═════ DATA BLOCK
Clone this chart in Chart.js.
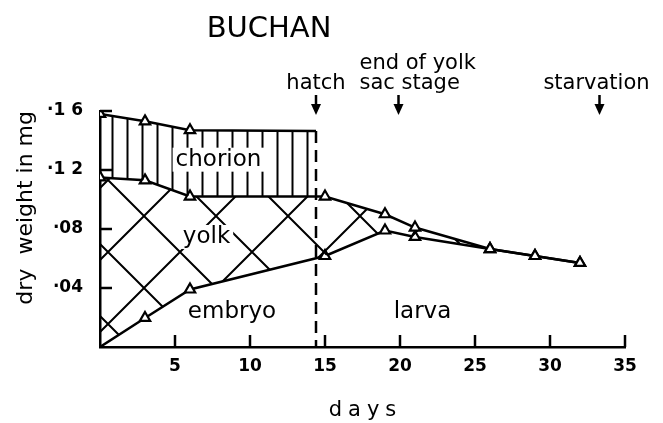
<!DOCTYPE html>
<html>
<head>
<meta charset="utf-8">
<script src="https://cdn.jsdelivr.net/npm/chart.js@4.4.1/dist/chart.umd.min.js"></script>
<style>
  html, body { margin: 0; padding: 0; background: #fff; }
  #wrap { width: 663px; height: 423px; }
</style>
</head>
<body>
<div id="wrap"><canvas id="buchan-chart"></canvas></div>
<script>
// dry weight (mg)
const chorionDays = [0, 3, 6, 14.4];
const chorionWeight = [0.158, 0.153, 0.147, 0.1465];
const yolkDays = [0, 3, 6, 15, 19, 21, 26, 29, 32];
const yolkWeight = [0.115, 0.113, 0.102, 0.102, 0.090, 0.081, 0.0664, 0.0617, 0.057];
const embryoDays = [0, 3, 6, 15, 19, 21, 26, 29, 32];
const embryoWeight = [0, 0.0197, 0.039, 0.0617, 0.079, 0.0746, 0.0664, 0.0617, 0.057];
const hatchDay = 14.4;
const eventNames = ["hatch", "end of yolk sac stage", "starvation"];
const eventDays = [14.4, 19.9, 33.3];
const xTickLabels = ["", "5", "10", "15", "20", "25", "30", "35"];
const yTickLabels = ["", "·04", "·08", "·1 2", "·1 6"];

const FONT = "'DejaVu Sans', sans-serif";

function toPoints(xs, ys) {
  return xs.map((x, i) => ({ x: x, y: ys[i] }));
}

function makePattern(w, h, draw) {
  const c = document.createElement("canvas");
  c.width = w;
  c.height = h;
  const g = c.getContext("2d");
  g.strokeStyle = "#000";
  g.lineWidth = 2;
  draw(g);
  return document.createElement("canvas").getContext("2d").createPattern(c, "repeat");
}

const verticalHatch = makePattern(15, 10, (g) => {
  g.beginPath();
  g.moveTo(7.5, 0);
  g.lineTo(7.5, 10);
  g.stroke();
});

const crossHatch = makePattern(72, 72, (g) => {
  g.beginPath();
  g.moveTo(0, 0);
  g.lineTo(72, 72);
  g.moveTo(72, 0);
  g.lineTo(0, 72);
  g.stroke();
});

const regionLabels = [
  { text: "chorion", x: 7.9, y: 0.127 },
  { text: "yolk", x: 7.1, y: 0.0746 },
  { text: "embryo", x: 8.8, y: 0.0237 },
  { text: "larva", x: 21.5, y: 0.0237 },
];

const figureText = {
  id: "figureText",
  afterDatasetsDraw(chart) {
    const { ctx, scales } = chart;
    const xs = scales.x, ys = scales.y;
    ctx.save();
    ctx.textBaseline = "middle";
    ctx.textAlign = "center";
    ctx.font = "23px " + FONT;
    regionLabels.forEach((l) => {
      const px = xs.getPixelForValue(l.x), py = ys.getPixelForValue(l.y);
      const w = ctx.measureText(l.text).width;
      ctx.fillStyle = "#fff";
      ctx.fillRect(px - w / 2 - 3, py - 12, w + 6, 24);
      ctx.fillStyle = "#000";
      ctx.fillText(l.text, px, py);
    });
    ctx.restore();
  },
  afterDraw(chart) {
    const { ctx, scales, chartArea } = chart;
    const xs = scales.x, ys = scales.y;
    ctx.save();
    ctx.strokeStyle = "#000";
    ctx.fillStyle = "#000";
    ctx.lineWidth = 2.5;

    // inward tick marks
    xs.ticks.forEach((t) => {
      if (t.value <= 0) return;
      const px = xs.getPixelForValue(t.value);
      ctx.beginPath();
      ctx.moveTo(px, chartArea.bottom);
      ctx.lineTo(px, chartArea.bottom - 12);
      ctx.stroke();
    });
    ys.ticks.forEach((t) => {
      if (t.value <= 0) return;
      const py = ys.getPixelForValue(t.value);
      ctx.beginPath();
      ctx.moveTo(chartArea.left, py);
      ctx.lineTo(chartArea.left + 12, py);
      ctx.stroke();
    });

    // event arrows
    eventDays.forEach((d) => {
      const px = xs.getPixelForValue(d);
      ctx.beginPath();
      ctx.moveTo(px, 95);
      ctx.lineTo(px, 108);
      ctx.stroke();
      ctx.beginPath();
      ctx.moveTo(px - 5, 104);
      ctx.lineTo(px + 5, 104);
      ctx.lineTo(px, 115);
      ctx.closePath();
      ctx.fill();
    });

    ctx.font = "21px " + FONT;
    ctx.textBaseline = "alphabetic";
    ctx.textAlign = "center";
    ctx.fillText(eventNames[0], xs.getPixelForValue(eventDays[0]), 89);
    ctx.textAlign = "left";
    const yolkX = xs.getPixelForValue(eventDays[1]) - 39;
    const words = eventNames[1].split(" ");
    ctx.fillText(words.slice(0, 3).join(" "), yolkX, 69);
    ctx.fillText(words.slice(3).join(" "), yolkX, 89);
    ctx.textAlign = "center";
    ctx.fillText(eventNames[2], xs.getPixelForValue(eventDays[2]) - 3, 89);

    ctx.font = "29px " + FONT;
    ctx.fillText("BUCHAN", 269, 37);

    // x axis title, letter-spaced
    ctx.font = "21px " + FONT;
    ctx.letterSpacing = "6px";
    ctx.fillText("days", (chartArea.left + chartArea.right) / 2 + 3, 416);
    ctx.restore();
  },
};

const pointCommon = {
  pointStyle: "triangle",
  pointBackgroundColor: "#fff",
  pointBorderColor: "#000",
  pointBorderWidth: 2.2,
  borderColor: "#000",
  borderWidth: 2.5,
  tension: 0,
};

new Chart(document.getElementById("buchan-chart").getContext("2d"), {
  type: "line",
  plugins: [figureText],
  data: {
    datasets: [
      {
        ...pointCommon,
        label: "chorion",
        data: toPoints(chorionDays, chorionWeight),
        pointRadius: chorionDays.map((d, i) => (i === chorionDays.length - 1 ? 0 : 6)),
        fill: { target: 1 },
        backgroundColor: verticalHatch,
      },
      {
        ...pointCommon,
        label: "yolk",
        data: toPoints(yolkDays, yolkWeight),
        pointRadius: 6,
        fill: { target: 2 },
        backgroundColor: crossHatch,
      },
      {
        ...pointCommon,
        label: "embryo",
        data: toPoints(embryoDays, embryoWeight),
        pointRadius: embryoDays.map((d, i) => (i === 0 ? 0 : 6)),
        fill: false,
      },
      {
        label: "hatch",
        data: [
          { x: hatchDay, y: chorionWeight[chorionWeight.length - 1] },
          { x: hatchDay, y: 0 },
        ],
        borderColor: "#000",
        borderWidth: 2.5,
        borderDash: [12, 7],
        pointRadius: 0,
        fill: false,
      },
    ],
  },
  options: {
    responsive: true,
    maintainAspectRatio: false,
    animation: false,
    layout: { padding: { top: 111, right: 38, left: 13, bottom: 0 } },
    plugins: {
      legend: { display: false },
      tooltip: { enabled: false },
    },
    scales: {
      x: {
        type: "linear",
        min: 0,
        max: 35,
        afterFit: (scale) => { scale.height = 76; },
        grid: { display: false, drawTicks: false },
        border: { display: true, color: "#000", width: 2.5 },
        ticks: {
          stepSize: 5,
          padding: 9,
          color: "#000",
          font: { family: FONT, size: 17, weight: "bold" },
          maxRotation: 0,
          callback: (v, i) => xTickLabels[i],
        },
      },
      y: {
        min: 0,
        max: 0.16,
        afterFit: (scale) => { scale.width = 87; },
        grid: { display: false, drawTicks: false },
        border: { display: true, color: "#000", width: 2.5 },
        ticks: {
          stepSize: 0.04,
          padding: 17,
          color: "#000",
          font: { family: FONT, size: 17, weight: "bold" },
          callback: (v, i) => yTickLabels[i],
        },
        title: {
          display: true,
          text: "dry  weight in mg",
          align: "end",
          color: "#000",
          font: { family: FONT, size: 22 },
          padding: { top: 0, bottom: 4 },
        },
      },
    },
  },
});
</script>
</body>
</html>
══════════
EXERCISE REQUIREMENTS - Transcribe the preceding listing in its entirety and with exact wording, leaving out pictures.

TASK OUTPUT -
Clone this chart in Chart.js.
<!DOCTYPE html>
<html>
<head>
<meta charset="utf-8">
<script src="https://cdn.jsdelivr.net/npm/chart.js@4.4.1/dist/chart.umd.min.js"></script>
<style>
  html, body { margin: 0; padding: 0; background: #fff; }
  #wrap { width: 663px; height: 423px; }
</style>
</head>
<body>
<div id="wrap"><canvas id="buchan-chart"></canvas></div>
<script>
// dry weight (mg)
const chorionDays = [0, 3, 6, 14.4];
const chorionWeight = [0.158, 0.153, 0.147, 0.1465];
const yolkDays = [0, 3, 6, 15, 19, 21, 26, 29, 32];
const yolkWeight = [0.115, 0.113, 0.102, 0.102, 0.090, 0.081, 0.0664, 0.0617, 0.057];
const embryoDays = [0, 3, 6, 15, 19, 21, 26, 29, 32];
const embryoWeight = [0, 0.0197, 0.039, 0.0617, 0.079, 0.0746, 0.0664, 0.0617, 0.057];
const hatchDay = 14.4;
const eventNames = ["hatch", "end of yolk sac stage", "starvation"];
const eventDays = [14.4, 19.9, 33.3];
const xTickLabels = ["", "5", "10", "15", "20", "25", "30", "35"];
const yTickLabels = ["", "·04", "·08", "·1 2", "·1 6"];

const FONT = "'DejaVu Sans', sans-serif";

function toPoints(xs, ys) {
  return xs.map((x, i) => ({ x: x, y: ys[i] }));
}

function makePattern(w, h, draw) {
  const c = document.createElement("canvas");
  c.width = w;
  c.height = h;
  const g = c.getContext("2d");
  g.strokeStyle = "#000";
  g.lineWidth = 2;
  draw(g);
  return document.createElement("canvas").getContext("2d").createPattern(c, "repeat");
}

const verticalHatch = makePattern(15, 10, (g) => {
  g.beginPath();
  g.moveTo(7.5, 0);
  g.lineTo(7.5, 10);
  g.stroke();
});

const crossHatch = makePattern(72, 72, (g) => {
  g.beginPath();
  g.moveTo(0, 0);
  g.lineTo(72, 72);
  g.moveTo(72, 0);
  g.lineTo(0, 72);
  g.stroke();
});

const regionLabels = [
  { text: "chorion", x: 7.9, y: 0.127 },
  { text: "yolk", x: 7.1, y: 0.0746 },
  { text: "embryo", x: 8.8, y: 0.0237 },
  { text: "larva", x: 21.5, y: 0.0237 },
];

const figureText = {
  id: "figureText",
  afterDatasetsDraw(chart) {
    const { ctx, scales } = chart;
    const xs = scales.x, ys = scales.y;
    ctx.save();
    ctx.textBaseline = "middle";
    ctx.textAlign = "center";
    ctx.font = "23px " + FONT;
    regionLabels.forEach((l) => {
      const px = xs.getPixelForValue(l.x), py = ys.getPixelForValue(l.y);
      const w = ctx.measureText(l.text).width;
      ctx.fillStyle = "#fff";
      ctx.fillRect(px - w / 2 - 3, py - 12, w + 6, 24);
      ctx.fillStyle = "#000";
      ctx.fillText(l.text, px, py);
    });
    ctx.restore();
  },
  afterDraw(chart) {
    const { ctx, scales, chartArea } = chart;
    const xs = scales.x, ys = scales.y;
    ctx.save();
    ctx.strokeStyle = "#000";
    ctx.fillStyle = "#000";
    ctx.lineWidth = 2.5;

    // inward tick marks
    xs.ticks.forEach((t) => {
      if (t.value <= 0) return;
      const px = xs.getPixelForValue(t.value);
      ctx.beginPath();
      ctx.moveTo(px, chartArea.bottom);
      ctx.lineTo(px, chartArea.bottom - 12);
      ctx.stroke();
    });
    ys.ticks.forEach((t) => {
      if (t.value <= 0) return;
      const py = ys.getPixelForValue(t.value);
      ctx.beginPath();
      ctx.moveTo(chartArea.left, py);
      ctx.lineTo(chartArea.left + 12, py);
      ctx.stroke();
    });

    // event arrows
    eventDays.forEach((d) => {
      const px = xs.getPixelForValue(d);
      ctx.beginPath();
      ctx.moveTo(px, 95);
      ctx.lineTo(px, 108);
      ctx.stroke();
      ctx.beginPath();
      ctx.moveTo(px - 5, 104);
      ctx.lineTo(px + 5, 104);
      ctx.lineTo(px, 115);
      ctx.closePath();
      ctx.fill();
    });

    ctx.font = "21px " + FONT;
    ctx.textBaseline = "alphabetic";
    ctx.textAlign = "center";
    ctx.fillText(eventNames[0], xs.getPixelForValue(eventDays[0]), 89);
    ctx.textAlign = "left";
    const yolkX = xs.getPixelForValue(eventDays[1]) - 39;
    const words = eventNames[1].split(" ");
    ctx.fillText(words.slice(0, 3).join(" "), yolkX, 69);
    ctx.fillText(words.slice(3).join(" "), yolkX, 89);
    ctx.textAlign = "center";
    ctx.fillText(eventNames[2], xs.getPixelForValue(eventDays[2]) - 3, 89);

    ctx.font = "29px " + FONT;
    ctx.fillText("BUCHAN", 269, 37);

    // x axis title, letter-spaced
    ctx.font = "21px " + FONT;
    ctx.letterSpacing = "6px";
    ctx.fillText("days", (chartArea.left + chartArea.right) / 2 + 3, 416);
    ctx.restore();
  },
};

const pointCommon = {
  pointStyle: "triangle",
  pointBackgroundColor: "#fff",
  pointBorderColor: "#000",
  pointBorderWidth: 2.2,
  borderColor: "#000",
  borderWidth: 2.5,
  tension: 0,
};

new Chart(document.getElementById("buchan-chart").getContext("2d"), {
  type: "line",
  plugins: [figureText],
  data: {
    datasets: [
      {
        ...pointCommon,
        label: "chorion",
        data: toPoints(chorionDays, chorionWeight),
        pointRadius: chorionDays.map((d, i) => (i === chorionDays.length - 1 ? 0 : 6)),
        fill: { target: 1 },
        backgroundColor: verticalHatch,
      },
      {
        ...pointCommon,
        label: "yolk",
        data: toPoints(yolkDays, yolkWeight),
        pointRadius: 6,
        fill: { target: 2 },
        backgroundColor: crossHatch,
      },
      {
        ...pointCommon,
        label: "embryo",
        data: toPoints(embryoDays, embryoWeight),
        pointRadius: embryoDays.map((d, i) => (i === 0 ? 0 : 6)),
        fill: false,
      },
      {
        label: "hatch",
        data: [
          { x: hatchDay, y: chorionWeight[chorionWeight.length - 1] },
          { x: hatchDay, y: 0 },
        ],
        borderColor: "#000",
        borderWidth: 2.5,
        borderDash: [12, 7],
        pointRadius: 0,
        fill: false,
      },
    ],
  },
  options: {
    responsive: true,
    maintainAspectRatio: false,
    animation: false,
    layout: { padding: { top: 111, right: 38, left: 13, bottom: 0 } },
    plugins: {
      legend: { display: false },
      tooltip: { enabled: false },
    },
    scales: {
      x: {
        type: "linear",
        min: 0,
        max: 35,
        afterFit: (scale) => { scale.height = 76; },
        grid: { display: false, drawTicks: false },
        border: { display: true, color: "#000", width: 2.5 },
        ticks: {
          stepSize: 5,
          padding: 9,
          color: "#000",
          font: { family: FONT, size: 17, weight: "bold" },
          maxRotation: 0,
          callback: (v, i) => xTickLabels[i],
        },
      },
      y: {
        min: 0,
        max: 0.16,
        afterFit: (scale) => { scale.width = 87; },
        grid: { display: false, drawTicks: false },
        border: { display: true, color: "#000", width: 2.5 },
        ticks: {
          stepSize: 0.04,
          padding: 17,
          color: "#000",
          font: { family: FONT, size: 17, weight: "bold" },
          callback: (v, i) => yTickLabels[i],
        },
        title: {
          display: true,
          text: "dry  weight in mg",
          align: "end",
          color: "#000",
          font: { family: FONT, size: 22 },
          padding: { top: 0, bottom: 4 },
        },
      },
    },
  },
});
</script>
</body>
</html>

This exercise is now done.